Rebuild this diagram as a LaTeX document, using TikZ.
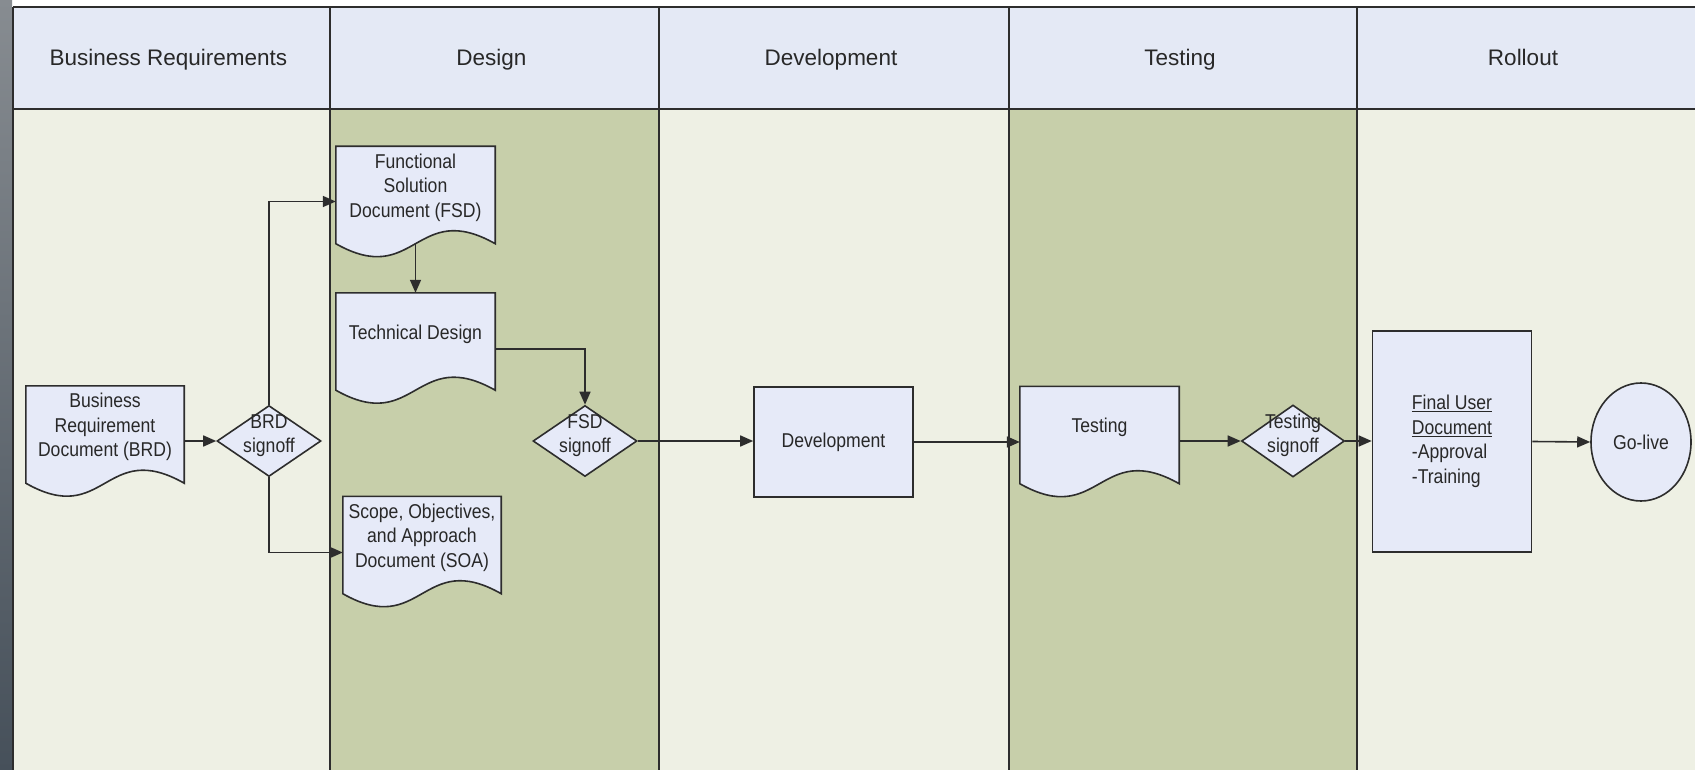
\documentclass[tikz,border=0pt]{standalone}
\usepackage{fontspec}
\setmainfont{Liberation Sans}
\newfontfamily\shapefont{Liberation Sans}[FakeStretch=0.88]
\usetikzlibrary{arrows.meta,shapes.geometric}

\definecolor{headfill}{RGB}{228,233,245}
\definecolor{lanelight}{RGB}{238,240,228}
\definecolor{lanedark}{RGB}{199,207,170}
\definecolor{shapefill}{RGB}{230,234,248}
\definecolor{lineclr}{RGB}{45,45,45}
\definecolor{txtclr}{RGB}{40,40,40}
\definecolor{stripa}{RGB}{135,140,145}
\definecolor{stripb}{RGB}{88,112,125}
\definecolor{stripc}{RGB}{70,80,90}

\pgfdeclarelayer{lanes}
\pgfdeclarelayer{docs}
\pgfsetlayers{lanes,docs,main}

\newcommand\dtext[1]{\makebox[0pt]{\smash{\begin{tabular}{@{}c@{}}#1\end{tabular}}}}
\newcommand\docwave[1]{%
  \begin{pgfonlayer}{docs}
  \draw[docline] (#1.north west) -- (#1.north east) -- ([yshift=-15pt]#1.south east)
    .. controls ([yshift=30pt]#1.south) and ([yshift=-60pt]#1.south) .. ([yshift=-15pt]#1.south west) -- cycle;
  \end{pgfonlayer}}

\begin{document}
\begin{tikzpicture}[x=1pt,y=-1pt,
  laneline/.style={draw=lineclr,line width=1.3pt},
  headtext/.style={font=\fontsize{22.5}{27}\selectfont,text=txtclr,anchor=base},
  shapetext/.style={font=\shapefont\fontsize{20}{24.5}\selectfont,text=txtclr},
  doc/.style={shapetext,inner sep=0pt,minimum width=159pt,minimum height=82pt,align=center},
  docline/.style={draw=lineclr,fill=shapefill,line width=1.6pt},
  decision/.style={shapetext,diamond,draw=lineclr,fill=shapefill,line width=1.6pt,inner sep=0pt,minimum width=104pt,minimum height=71pt},
  process/.style={shapetext,rectangle,draw=lineclr,fill=shapefill,line width=1.6pt,inner sep=0pt,minimum width=159pt,minimum height=110pt},
  terminal/.style={shapetext,ellipse,draw=lineclr,fill=shapefill,line width=1.6pt,inner sep=0pt,minimum width=100pt,minimum height=118pt},
  flow/.style={draw=lineclr,line width=1.6pt,-{Triangle[length=13pt,width=11pt]}}]
\useasboundingbox (0,0) rectangle (1695,770);

\begin{pgfonlayer}{lanes}
\fill[white] (0,0) rectangle (1695,770);
\shade[top color=stripa,middle color=stripb,bottom color=stripc] (0,0) rectangle (12,770);
\fill[headfill] (13,7) rectangle (1695,109);
\foreach \xa/\xb/\clr in {13/330/lanelight,330/659/lanedark,659/1009/lanelight,1009/1357/lanedark,1357/1695/lanelight}
  \fill[\clr] (\xa,109) rectangle (\xb,770);
\end{pgfonlayer}

\draw[laneline] (13,7) -- (1695,7);
\draw[laneline,line width=2.2pt] (13,109) -- (1695,109);
\foreach \xa in {13,330,659,1009,1357}
  \draw[laneline] (\xa,7) -- (\xa,770);

\foreach \xa/\xb/\name [count=\i] in {13/330/Business Requirements,330/659/Design,659/1009/Development,1009/1357/Testing,1357/1695/Rollout}
  \node[headtext] (hdr\i) at ({(\xa+\xb)/2-3},66) {\name};

\node[doc,minimum width=158pt] (brd) at (105,427) {Business\\Requirement\\Document (BRD)};
\node[doc] (fsd) at (415.5,187.5) {Functional\\Solution\\Document (FSD)};
\node[doc] (td) at (415.5,334) {Technical Design};
\node[doc,minimum width=158pt] (soa) at (422,537.5) {Scope, Objectives,\\and Approach\\Document (SOA)};
\node[doc] (testdoc) at (1099.5,427.5) {Testing};
\docwave{brd}
\docwave{fsd}
\docwave{td}
\docwave{soa}
\docwave{testdoc}

\node[decision] (brdsign) at (269,441) {\dtext{BRD\\signoff}};
\node[decision] (fsdsign) at (585,441) {\dtext{FSD\\signoff}};
\node[decision,minimum width=103pt,minimum height=72pt] (testsign) at (1293,441) {\dtext{Testing\\signoff}};
\node[process] (dev) at (833.5,442) {Development};
\node[process,minimum height=221pt,align=left] (final) at (1452,441.5) {\underline{Final User}\\\underline{Document}\\-Approval\\-Training};
\node[terminal] (golive) at (1641,442) {Go-live};

\draw[flow] (brd.east |- brdsign.west) -- (brdsign.west);
\draw[flow] (brdsign.north) |- ([yshift=-14pt]fsd.west);
\draw[flow] (brdsign.south) |- ([yshift=-15pt]soa.west);
\draw[flow] ([yshift=-15pt]fsd.south) -- (td.north);
\draw[flow] ([yshift=-15pt]td.east) -| (fsdsign.north);
\draw[flow] (fsdsign.east) -- (fsdsign.east -| dev.west);
\draw[flow] (dev.east) -- (dev.east -| testdoc.west);
\draw[flow] (testdoc.east |- testsign.west) -- (testsign.west);
\draw[flow] (testsign.east) -- (testsign.east -| final.west);
\draw[flow] (final.east) -- (golive.west);
\end{tikzpicture}
\end{document}
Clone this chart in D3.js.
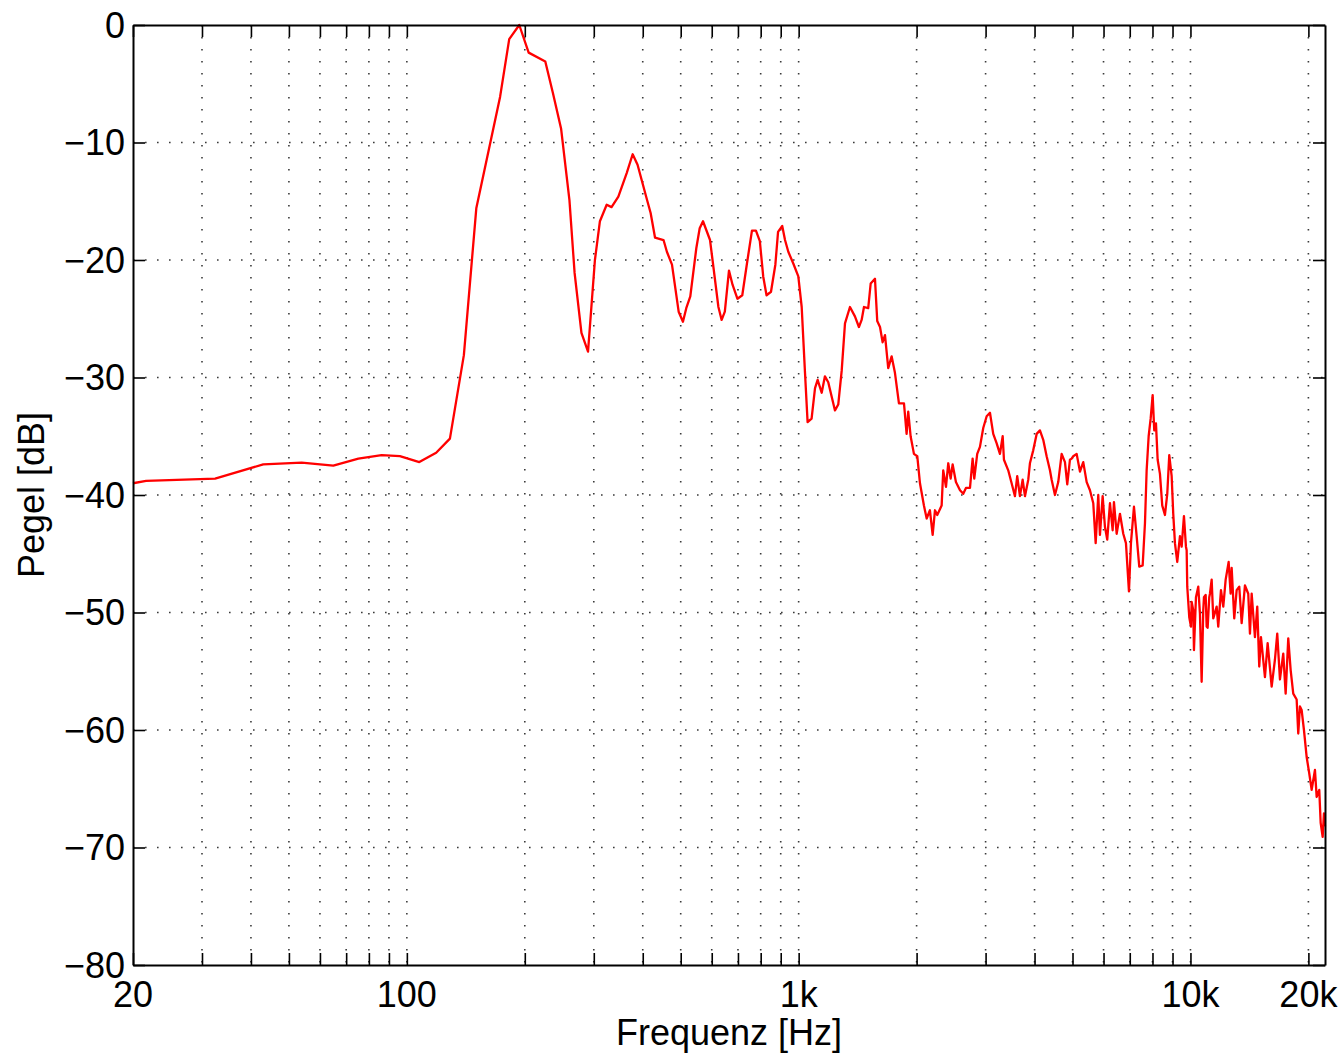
<!DOCTYPE html>
<html>
<head>
<meta charset="utf-8">
<script src="https://cdn.jsdelivr.net/npm/d3@7"></script>
<style>
  html, body { margin: 0; padding: 0; background: #fff; }
  svg { display: block; }
  text { font-family: "Liberation Sans", Arial, Helvetica, sans-serif; fill: #000; }
</style>
</head>
<body>
<svg id="chart" width="1344" height="1054"></svg>
<script>
// ---- data ----
const freqHz = [
  20, 21.6, 32.4, 43.0, 53.9, 64.9, 75.2, 86.2, 96, 107.6, 118.8, 128.8, 139.8, 150.4, 173, 182.5, 193.6, 204.6, 225.6, 236,
  247.5, 260, 268, 279, 290, 302, 311, 323.6, 333, 346.6, 364, 377, 388, 408, 419, 430, 452, 461, 475, 494,
  506.6, 516.6, 529, 548, 559, 570, 594, 606, 624, 636, 648, 664, 678, 698, 718, 738, 760, 778, 796, 812,
  828, 850, 872, 886, 908, 923, 941, 969, 998, 1018, 1038, 1054, 1079, 1101, 1118, 1145, 1167, 1190, 1238, 1262,
  1288, 1313, 1352, 1392, 1425, 1448, 1468, 1505, 1527, 1566, 1587, 1613, 1638, 1661, 1693, 1727, 1761, 1803, 1857, 1886,
  1904, 1931, 1969, 2008, 2040, 2088, 2122, 2163, 2198, 2228, 2258, 2317, 2339, 2377, 2409, 2443, 2472, 2520, 2581, 2631,
  2673, 2737, 2780, 2807, 2856, 2902, 2959, 3019, 3078, 3138, 3202, 3264, 3317, 3342, 3427, 3496, 3565, 3613, 3671, 3730,
  3781, 3855, 3893, 3969, 4050, 4129, 4210, 4295, 4379, 4423, 4510, 4598, 4691, 4783, 4848, 4925, 4975, 5022, 5123, 5224,
  5326, 5434, 5540, 5649, 5729, 5817, 5875, 5969, 6050, 6132, 6231, 6330, 6379, 6481, 6608, 6738, 6845, 6967, 7049, 7175,
  7289, 7402, 7551, 7654, 7730, 7822, 7914, 8008, 8084, 8165, 8247, 8359, 8473, 8608, 8726, 8829, 8954, 9038, 9129, 9253,
  9402, 9496, 9625, 9739, 9779, 9814, 9930, 10029, 10071, 10166, 10208, 10329, 10469, 10574, 10680, 10782, 10826, 10935, 10999, 11063,
  11168, 11214, 11327, 11434, 11503, 11665, 11775, 11965, 12128, 12299, 12517, 12613, 12665, 12740, 12936, 13120, 13322, 13511, 13776, 14045,
  14187, 14329, 14609, 14808, 14982, 15134, 15493, 15740, 16116, 16431, 16654, 16921, 17253, 17498, 17768, 18020, 18298, 18666, 18843, 19032,
  19223, 19485, 19797, 20102, 20387, 20786, 20995, 21319, 21495, 21748, 21916, 22050
];
const levelDb = [
  -39.0, -38.8, -38.6, -37.4, -37.25, -37.5, -36.9, -36.6, -36.7, -37.2, -36.4, -35.2, -28.1, -15.6, -6.1, -1.2, 0, -2.35, -3.1, -5.8,
  -8.8, -14.9, -21.1, -26.2, -27.8, -20.0, -16.7, -15.3, -15.5, -14.6, -12.6, -11.0, -11.9, -14.6, -16.0, -18.1, -18.3, -19.3, -20.4, -24.4,
  -25.25, -24.1, -23.1, -19.0, -17.3, -16.7, -18.3, -20.6, -24.0, -25.1, -24.4, -20.9, -22.1, -23.3, -23.0, -20.3, -17.5, -17.5, -18.4, -21.4,
  -23.0, -22.7, -20.4, -17.6, -17.1, -18.3, -19.3, -20.3, -21.4, -24.0, -29.6, -33.8, -33.5, -30.9, -30.2, -31.3, -29.9, -30.4, -32.8, -32.3,
  -29.4, -25.4, -24.0, -24.8, -25.7, -25.1, -24.0, -24.1, -22.0, -21.6, -25.2, -25.7, -27.0, -26.4, -29.2, -28.2, -29.6, -32.2, -32.2, -34.8,
  -32.9, -35.0, -36.5, -36.7, -39.0, -40.9, -42.0, -41.3, -43.4, -41.3, -41.7, -40.9, -37.9, -39.3, -37.3, -38.6, -37.4, -38.9, -39.6, -39.9,
  -39.4, -39.4, -36.9, -38.6, -36.5, -35.9, -34.3, -33.3, -33.0, -34.8, -35.6, -36.5, -35.0, -37.0, -37.9, -39.0, -40.1, -38.4, -40.1, -38.7,
  -40.1, -38.7, -37.3, -36.2, -34.8, -34.5, -35.3, -36.7, -37.9, -38.7, -40.0, -38.9, -36.5, -37.2, -39.1, -37.0, -36.9, -36.7, -36.5, -38.0,
  -37.2, -38.9, -39.6, -40.7, -44.1, -40.0, -43.4, -40.1, -42.7, -43.8, -40.7, -43.0, -40.6, -43.3, -41.6, -43.3, -44.1, -48.2, -44.1, -41.0,
  -43.5, -46.1, -46.0, -42.4, -37.9, -35.0, -33.5, -31.5, -34.5, -33.9, -37.0, -38.2, -40.9, -41.7, -39.9, -36.6, -38.4, -41.6, -44.1, -45.7,
  -43.5, -44.4, -41.8, -44.4, -44.7, -47.8, -50.4, -51.2, -49.1, -49.8, -53.2, -48.7, -47.8, -50.1, -55.9, -49.8, -48.7, -48.5, -51.2, -51.3,
  -48.7, -48.4, -47.2, -50.5, -50.2, -49.5, -51.2, -48.1, -49.5, -47.2, -45.7, -47.5, -48.4, -46.2, -50.5, -48.1, -47.8, -50.9, -47.7, -48.4,
  -51.8, -48.4, -52.1, -49.5, -54.6, -52.1, -55.5, -52.6, -56.3, -54.0, -51.8, -55.7, -53.5, -56.9, -52.2, -54.9, -56.9, -57.4, -60.3, -58.0,
  -58.3, -60.0, -62.3, -63.7, -65.1, -63.4, -65.7, -65.1, -67.9, -69.1, -67.1, -68.2
];
const xTickValues = [20, 100, 1000, 10000, 20000];
const xTickLabels = ["20", "100", "1k", "10k", "20k"];
const yTickValues = [0, -10, -20, -30, -40, -50, -60, -70, -80];
const xLabel = "Frequenz [Hz]";
const yLabel = "Pegel [dB]";

// ---- layout ----
const mLeft = 133, mRight = 1325, mTop = 25, mBottom = 965;
const fontSize = 36;
const tickLen = 12;

const svg = d3.select("#chart");
const x = d3.scaleLog().domain([20, 22050]).range([mLeft, mRight]);
const y = d3.scaleLinear().domain([-80, 0]).range([mBottom, mTop]);

const xGrid = x.ticks().filter(v => v >= 20 && v <= 22050);

// grid
const grid = svg.append("g").attr("stroke", "#3a3a3a").attr("stroke-width", 1.6)
  .attr("stroke-dasharray", "1.6,10.4").attr("fill", "none");
grid.selectAll("line.v").data(xGrid.filter(v => v > 20)).join("line")
  .attr("class", "v")
  .attr("x1", d => x(d)).attr("x2", d => x(d)).attr("y1", mTop).attr("y2", mBottom);
grid.selectAll("line.h").data(yTickValues.filter(v => v > -80 && v < 0)).join("line")
  .attr("class", "h")
  .attr("x1", mLeft).attr("x2", mRight).attr("y1", d => y(d)).attr("y2", d => y(d));

// data line
const line = d3.line().x((d, i) => x(freqHz[i])).y(d => y(d));
svg.append("path").datum(levelDb)
  .attr("d", line)
  .attr("fill", "none")
  .attr("stroke", "#ff0000")
  .attr("stroke-width", 2.3)
  .attr("stroke-linejoin", "round");

// axes (box)
const axBottom = d3.axisBottom(x).tickValues(xGrid).tickSizeInner(-tickLen).tickSizeOuter(0).tickFormat("");
const axTop = d3.axisTop(x).tickValues(xGrid).tickSizeInner(-tickLen).tickSizeOuter(0).tickFormat("");
const axLeft = d3.axisLeft(y).tickValues(yTickValues).tickSizeInner(-tickLen).tickSizeOuter(0).tickFormat("");
const axRight = d3.axisRight(y).tickValues(yTickValues).tickSizeInner(-tickLen).tickSizeOuter(0).tickFormat("");

function styleAxis(g) {
  g.select(".domain").attr("stroke", "#000").attr("stroke-width", 2);
  g.selectAll(".tick line").attr("stroke", "#000").attr("stroke-width", 1.6);
}
svg.append("g").attr("transform", `translate(0,${mBottom})`).call(axBottom).call(styleAxis);
svg.append("g").attr("transform", `translate(0,${mTop})`).call(axTop).call(styleAxis);
svg.append("g").attr("transform", `translate(${mLeft},0)`).call(axLeft).call(styleAxis);
svg.append("g").attr("transform", `translate(${mRight},0)`).call(axRight).call(styleAxis);

// tick labels
svg.append("g").selectAll("text").data(xTickValues).join("text")
  .attr("x", d => x(d)).attr("y", mBottom + 42)
  .attr("text-anchor", "middle").attr("font-size", fontSize)
  .text((d, i) => xTickLabels[i]);

svg.append("g").selectAll("text").data(yTickValues).join("text")
  .attr("x", mLeft - 8).attr("y", d => y(d))
  .attr("dy", "0.36em")
  .attr("text-anchor", "end").attr("font-size", fontSize)
  .text(d => d === 0 ? "0" : "\u2212" + Math.abs(d));

// axis titles
svg.append("text").attr("x", (mLeft + mRight) / 2).attr("y", 1045)
  .attr("text-anchor", "middle").attr("font-size", fontSize).text(xLabel);
svg.append("text")
  .attr("transform", `translate(44,${(mTop + mBottom) / 2}) rotate(-90)`)
  .attr("text-anchor", "middle").attr("font-size", fontSize).text(yLabel);
</script>
</body>
</html>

______________________________

Extract all lines that hold the word "this".

The solution
Rebuild this diagram as a LaTeX document, using TikZ.
Clone this chart in D3.js.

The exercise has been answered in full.